04 March 2007

Finding Where Foundling Really Starts and Ends

Foundling, the first book in D. M. Cornish’s Monster Blood Tattoo series, tracks young Rossamünd as he leaves the orphanage for his first job. This being Fantasyland, he gets lured and knocked off course, enticed into dangerous deeds, presented with rival mentors, and so on. And a good thing, too, since ordinary job orientations aren’t that exciting. Foundling is thus a novel about Rossamünd trying to figure out his place in the world.

A few years ago, I heard Newbery-winning Richard Peck intone (he didn’t seem to simply say anything) at an SCBWI conference that after completing a novel he always goes back to rewrite the first chapter. Later he told Publishers Weekly the same:

I'll take this first chapter, and without rereading it, I'll throw it away and write the chapter that goes at the beginning. Because the first chapter is the last chapter in disguise.
I’m not sure a total rewrite is necessary, but the first chapter of a novel definitely needs to set out the threads and themes of the story that follows. It should also be where life changes for the protagonist, and thus where the story really begins.

So what’s the first chapter of Foundling? “It Began with a Fight” shows Rossamünd and another boy at the orphanage sparring with sticks. Is that the last chapter in disguise? Does it lead into the rest of the book? In retrospect, can we glimpse the threads of the wafting through the air back there? I don’t think so.

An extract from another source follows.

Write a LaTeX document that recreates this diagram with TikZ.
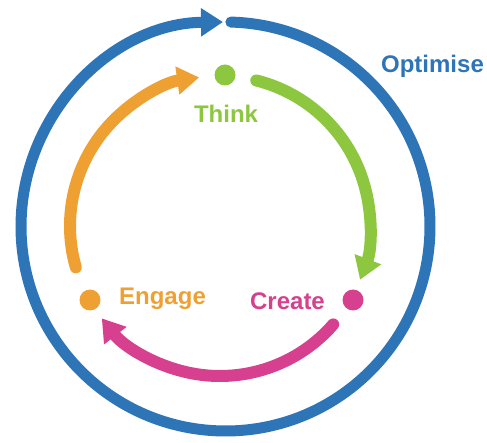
\documentclass[tikz,border=0pt]{standalone}
\usepackage{fontspec}
\setmainfont{Liberation Sans}
\usepackage{xcolor}
\usepackage{tikz}
\usetikzlibrary{arrows.meta}
\definecolor{optblue}{RGB}{46,117,184}
\definecolor{thinkgreen}{RGB}{141,198,63}
\definecolor{createpink}{RGB}{214,64,143}
\definecolor{engageorange}{RGB}{238,160,50}

\begin{document}
\begin{tikzpicture}[x=1pt, y=1pt, >={Triangle[length=22pt,width=27pt]},
	loop/.style={line width=12pt, line cap=round},
	dot/.style={circle, minimum size=21pt, inner sep=0pt},
	lbl/.style={font=\bfseries\fontsize{24}{24}\selectfont, anchor=base}]
		\useasboundingbox (0,0) rectangle (487,442);

		%coordinates
		\coordinate (outC)    at (225.5,215.5);
		\coordinate (inC)     at (220,216);

		\coordinate (optS)    at ([shift={(88.5:204.5)}]outC);
		\coordinate (thinkS)  at ([shift={(76:150)}]inC);
		\coordinate (createS) at ([shift={(-41:150)}]inC);
		\coordinate (engageS) at ([shift={(196:150)}]inC);

		%nodes
		\node[dot, fill=thinkgreen]   (think)  at (225,367) {};
		\node[dot, fill=createpink]   (create) at (353,142) {};
		\node[dot, fill=engageorange] (engage) at (90,142) {};

		\node[lbl, text=thinkgreen]   (thinkLbl)  at (226,319)   {Think};
		\node[lbl, text=createpink]   (createLbl) at (287.5,132) {Create};
		\node[lbl, text=engageorange] (engageLbl) at (162.5,137) {Engage};
		\node[lbl, text=optblue]      (optLbl)    at (432.5,369) {Optimise};

		%arcs
		\draw[loop, optblue, line width=11pt, ->] (optS) arc[start angle=88.5, end angle=-269.3, radius=204.5];
		\draw[loop, thinkgreen, ->] (thinkS) arc[start angle=76, end angle=-21, radius=150];
		\draw[loop, createpink, ->] (createS) arc[start angle=-41, end angle=-142, radius=150];
		\draw[loop, engageorange, ->] (engageS) arc[start angle=196, end angle=98, radius=150];
\end{tikzpicture}
\end{document}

Rossamünd never has to call on his stick-fighting capability during his journey, nor other combat skills. His nasty rival never reappears in the book (though I’m sure he’ll resurface later in the series). There’s no causal link between this scene and the plot that follows; despite the chapter’s title, it’s not where “It Began” at all. And this scene has no tie to the novel’s main theme of defining one’s place in the wide world.

Furthermore, by focusing so many pages on the fight scene, Cornish seems to have left himself less space to start his story. When Rossamünd does get his job offer, in chapter 3, it’s followed by several very hurried paragraphs describing action instead of dramatizing it (no dialogue at all on on pages 40-41). Yet those actions turn out to be most important for Rossamünd’s future, more than the fight.

I think the same elements could have been combined this way for a more successful launch:
1) Rossamünd learns that he’s been selected for a new job.
2) His jealous rival pummels him unfairly in the sparring match.
3) Rossamünd’s friends on the orphanage staff (introduced largely in chapter 2) cluster round to ensure that he can take the job.
4) He departs, still a little dazed, which leads into his first adventure.
A similar problem of story structure appears at the end, though of course I don’t want to give everything away. In vague terms, Rossamünd has ended up working for a monster fighter named Europe. (A lot of Cornish’s characters share names with things or places in our world.) On page 284 Rossamünd does something that annoys Europe--he knows it would annoy her, perhaps anger her dreadfully, yet he feels he has to do it. This is thus an important step in defining himself. But now he has to accept the consequences.

And what are those consequences? On page 290 Cornish shows us that Europe still wants Rossamünd to be her helper. Score one for standing up for your values! Unfortunately, the novel doesn’t end for 22 more pages, which show Rossamünd traveling to his original job assignment. That final chapter thus becomes an anticlimax, hanging around like a last bit of pie when you’re already reasonably full and the pie wasn’t stellar to begin with.

Again, with a little tweaking Cornish could have kept up the suspense he’d created to the end. Rossamünd could have left for his assignment still worrying about how Europe felt about him, fearing that he’d cut himself off from her respect forever. At the end of his journey, he receives a note from her [page 296]. Move that to the end of the novel, make that the first way she tells him that she still respects him, and the anticlimax would disappear. Then the whole novel, from very start to very end, would be about Rossamünd finding his place in the Half-Continent world.

2 comments:

Anonymous said...

I haven't read any MONSTER TATOO, yet find your analysis sharp but comforting -- it is always overwhelming to realize where your story falls short (or falls down). But your concise, so-very-doable-sounding suggestions remind me that sometimes the solution is much smaller than the problem.

Thanks -- I'm now reading your blog with interest.

Rebecca Stead
FIRST LIGHT
(Wendy Lamb Books, 6/07)

J. L. Bell said...

Thanks for the comment. When I have a problem with story structure, I always try to look for a way to solve it with what's already there, rather than to add something new. I think that approach would have worked for Foundling—if, that is, the author and editor saw the same weaknesses I did. It's a matter of emphasizing the right things at the right times.

Of course, it's so much harder to do this analysis with my own work!